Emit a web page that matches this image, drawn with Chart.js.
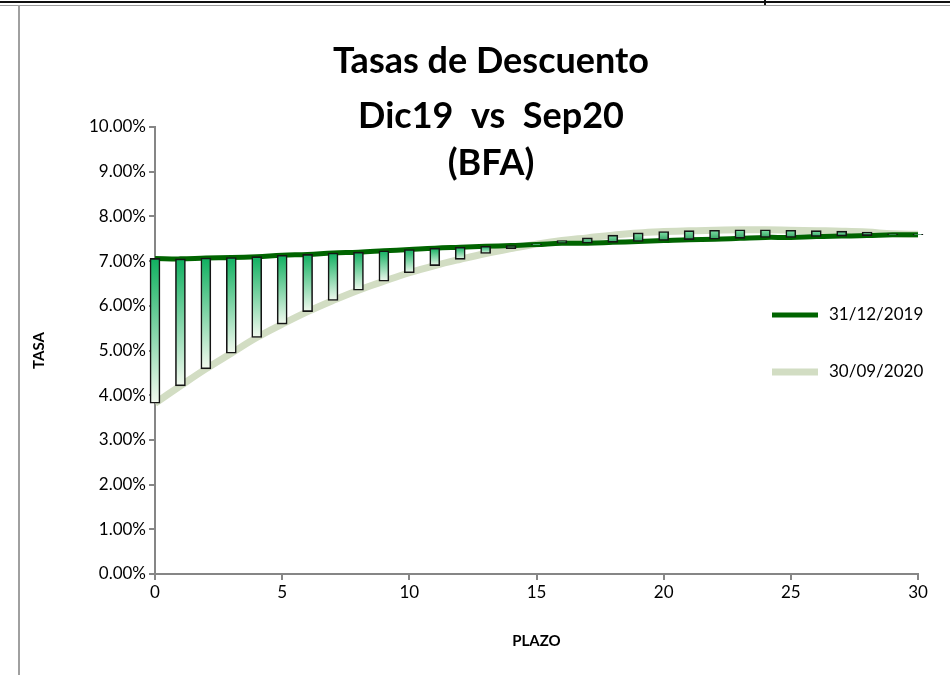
<!DOCTYPE html>
<html>
<head>
<meta charset="utf-8">
<script src="https://cdn.jsdelivr.net/npm/chart.js@4.4.0/dist/chart.umd.min.js"></script>
<style>
  html, body { margin: 0; padding: 0; background: #fff; }
  #wrap { position: relative; width: 950px; height: 675px; overflow: hidden; }
  #chart { position: absolute; left: 0; top: 0; }
  /* spreadsheet borders around the chart */
  .topBlack { position: absolute; left: 0; top: 1px; width: 950px; height: 2px; background: #111; }
  .topGray { position: absolute; left: 0; top: 5px; width: 950px; height: 1px; background: #9a9a9a; }
  .leftGray { position: absolute; left: 18px; top: 5px; width: 2px; height: 670px; background: #a0a0a0; }
  .topTick { position: absolute; left: 764px; top: 0; width: 2px; height: 5px; background: #111; }
</style>
</head>
<body>
<div id="wrap">
  <canvas id="chart" width="950" height="675"></canvas>
  <div class="topBlack"></div>
  <div class="topGray"></div>
  <div class="leftGray"></div>
  <div class="topTick"></div>
</div>
<script>
// Plazo (years) 0..30
const plazo = [0, 1, 2, 3, 4, 5, 6, 7, 8, 9, 10, 11, 12, 13, 14, 15,
  16, 17, 18, 19, 20, 21, 22, 23, 24, 25, 26, 27, 28, 29, 30];

// 31/12/2019 curve (%)
const dic19 = [7.06, 7.05, 7.07, 7.08, 7.10, 7.13, 7.15, 7.18, 7.20, 7.23, 7.26,
  7.29, 7.31, 7.33, 7.35, 7.37, 7.40, 7.40, 7.42, 7.44, 7.46,
  7.48, 7.49, 7.51, 7.53, 7.53, 7.55, 7.56, 7.57, 7.59, 7.59];

// 30/09/2020 curve (%)
const sep20 = [3.82, 4.21, 4.59, 4.94, 5.29, 5.59, 5.87, 6.12, 6.35, 6.55, 6.74,
  6.90, 7.04, 7.17, 7.28, 7.38, 7.46, 7.52, 7.58, 7.63, 7.66,
  7.68, 7.69, 7.70, 7.70, 7.69, 7.68, 7.67, 7.65, 7.61, 7.60];

const seriesNames = ['31/12/2019', '30/09/2020'];
const titleLines = ['Tasas de Descuento', 'Dic19  vs  Sep20', '(BFA)'];

const FONT = 'Lato, Calibri, "Liberation Sans", sans-serif';
const AXIS_GRAY = '#868686';

// Gradient fill for the up/down bars between both curves
function barFill(context) {
  if (context.type !== 'data') return '#00b050';
  const chart = context.chart;
  const yScale = chart.scales.y;
  if (!chart.chartArea || !yScale) return '#00b050';
  const i = context.dataIndex;
  const hi = Math.max(dic19[i], sep20[i]);
  const lo = Math.min(dic19[i], sep20[i]);
  const top = yScale.getPixelForValue(hi);
  const bot = yScale.getPixelForValue(lo);
  const g = chart.ctx.createLinearGradient(0, top, 0, bot + 0.5);
  if (dic19[i] >= sep20[i]) {
    g.addColorStop(0, '#10b060');
    g.addColorStop(1, '#f4faf0');
  } else {
    g.addColorStop(0, '#7fe2aa');
    g.addColorStop(1, '#2f9e5c');
  }
  return g;
}

// Title overlaid on the plot, like the original sheet
const overlayTitle = {
  id: 'overlayTitle',
  afterDraw(chart) {
    const ctx = chart.ctx;
    ctx.save();
    ctx.fillStyle = '#000';
    ctx.font = 'bold 36px ' + FONT;
    ctx.textAlign = 'center';
    ctx.textBaseline = 'middle';
    const cy = [61, 116, 163];
    titleLines.forEach((t, k) => ctx.fillText(t, 491, cy[k]));
    ctx.restore();
  }
};

// Legend drawn inside the plot area on the right
const innerLegend = {
  id: 'innerLegend',
  afterDraw(chart) {
    const ctx = chart.ctx;
    ctx.save();
    ctx.font = '17px ' + FONT;
    ctx.textBaseline = 'middle';
    ctx.textAlign = 'left';
    const rows = [315, 372];
    [1, 2].forEach((dsIndex, k) => {
      const ds = chart.data.datasets[dsIndex];
      ctx.strokeStyle = ds.borderColor;
      ctx.lineWidth = ds.borderWidth;
      ctx.beginPath();
      ctx.moveTo(772, rows[k]);
      ctx.lineTo(818, rows[k]);
      ctx.stroke();
      ctx.fillStyle = '#000';
      ctx.fillText(ds.label, 829, rows[k]);
    });
    ctx.restore();
  }
};

const ctx = document.getElementById('chart').getContext('2d');
const chart = new Chart(ctx, {
  type: 'line',
  data: {
    datasets: [
      {
        type: 'bar',
        label: 'updown',
        data: plazo.map((x, i) => ({ x: x, y: [sep20[i], dic19[i]] })),
        backgroundColor: barFill,
        borderColor: '#151515',
        borderWidth: 1.6,
        borderSkipped: false,
        barThickness: 10,
        clip: false,
        order: 0
      },
      {
        label: seriesNames[0],
        data: plazo.map((x, i) => ({ x: x, y: dic19[i] })),
        borderColor: '#006400',
        borderWidth: 5,
        pointRadius: 0,
        tension: 0.4,
        fill: false,
        order: 1
      },
      {
        label: seriesNames[1],
        data: plazo.map((x, i) => ({ x: x, y: sep20[i] })),
        borderColor: '#d2ddc3',
        borderWidth: 7,
        pointRadius: 0,
        tension: 0.4,
        fill: false,
        order: 2
      }
    ]
  },
  options: {
    responsive: false,
    animation: false,
    events: [],
    layout: { padding: { left: 20, top: 127, right: 32, bottom: 21 } },
    plugins: {
      legend: { display: false },
      title: { display: false },
      tooltip: { enabled: false }
    },
    scales: {
      x: {
        type: 'linear',
        min: 0,
        max: 30,
        offset: false,
        afterFit(scale) { scale.height = 80; },
        ticks: { stepSize: 5, color: '#000', font: { family: FONT, size: 17 }, padding: 2 },
        grid: { offset: false, drawOnChartArea: false, drawTicks: true, tickLength: 6, color: AXIS_GRAY, lineWidth: 2 },
        border: { color: AXIS_GRAY, width: 2 },
        title: { display: true, text: 'PLAZO', color: '#000', font: { family: FONT, size: 15, weight: 'bold' }, padding: { top: 4, bottom: 4 } }
      },
      y: {
        min: 0,
        max: 10,
        afterFit(scale) { scale.width = 135; },
        ticks: {
          stepSize: 1,
          color: '#000',
          font: { family: FONT, size: 17 },
          padding: 3,
          callback: v => v.toFixed(2) + '%'
        },
        grid: { offset: false, drawOnChartArea: false, drawTicks: true, tickLength: 6, color: AXIS_GRAY, lineWidth: 2 },
        border: { color: AXIS_GRAY, width: 2 },
        title: { display: true, text: 'TASA', color: '#000', font: { family: FONT, size: 15, weight: 'bold' }, padding: { top: 10, bottom: 4 } }
      }
    }
  },
  plugins: [overlayTitle, innerLegend]
});
</script>
</body>
</html>
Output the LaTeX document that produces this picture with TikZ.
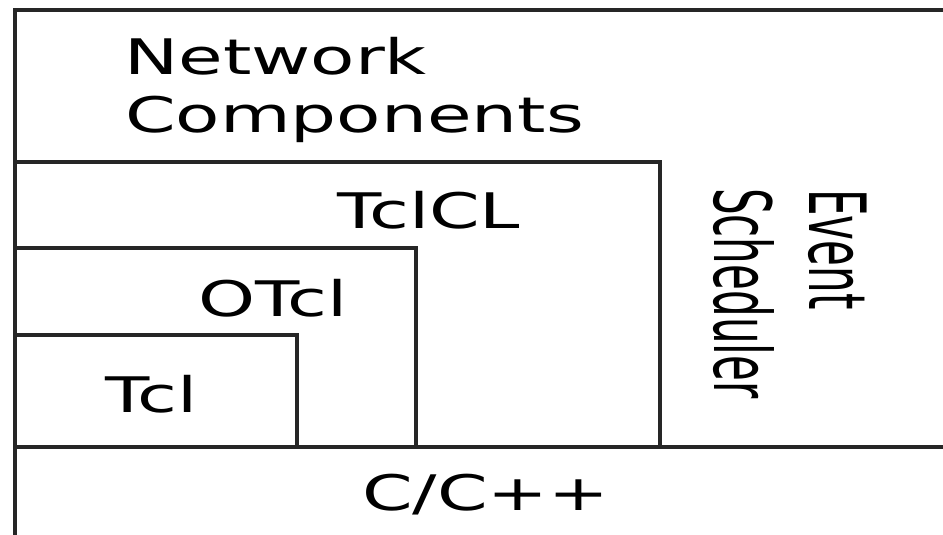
\documentclass[tikz,border=0pt]{standalone}
\usepackage{fontspec}
\setmainfont{DejaVu Sans}

\begin{document}
\begin{tikzpicture}[x=1pt, y=-1pt,
	   ln/.style={draw=black!85, line width=4pt},
	   lbl/.style={anchor=base west, inner sep=0pt, font=\fontsize{49}{57}\selectfont},
	   vlbl/.style={lbl, rotate=-90, font=\fontsize{42}{50}\selectfont}]
	  \useasboundingbox (0,0) rectangle (943,535);
	  \clip (0,0) rectangle (943,535);
	  % frame, open to the right and below
	  \draw[ln] (960,10) -- (15,10) -- (15,560);
	  \draw[ln] (15,447) -- (960,447);
	  % nested layers
	  \draw[ln] (15,162) -- (660,162) -- (660,447);
	  \draw[ln] (15,248) -- (416,248) -- (416,447);
	  \draw[ln] (15,335) -- (297,335) -- (297,447);
	  \node[lbl] (NC) at (124,75) {\scalebox{1.48}[1]{Network}};
	  \node[lbl] (Comp) at (125,132) {\scalebox{1.48}[1]{Components}};
	  \node[lbl] (TclCL) at (337,228) {\scalebox{1.48}[1]{TclCL}};
	  \node[lbl] (OTcl) at (198,316) {\scalebox{1.48}[1]{OTcl}};
	  \node[lbl] (Tcl) at (105,412) {\scalebox{1.48}[1]{Tcl}};
	  \node[lbl] (CC) at (362,510) {\scalebox{1.48}[1]{C/C++}};
	  \node[vlbl] (Ev) at (809,189) {\scalebox{1}[1.88]{Event}};
	  \node[vlbl] (Sch) at (714,188) {\scalebox{1}[1.88]{Scheduler}};
	\end{tikzpicture}
\end{document}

Description of the task =>
Lines that hold the word "this" are the ones to return, every one of them.

Final result =>
Emit a web page that matches this image, drawn with Chart.js.
Output the LaTeX document that produces this picture with TikZ.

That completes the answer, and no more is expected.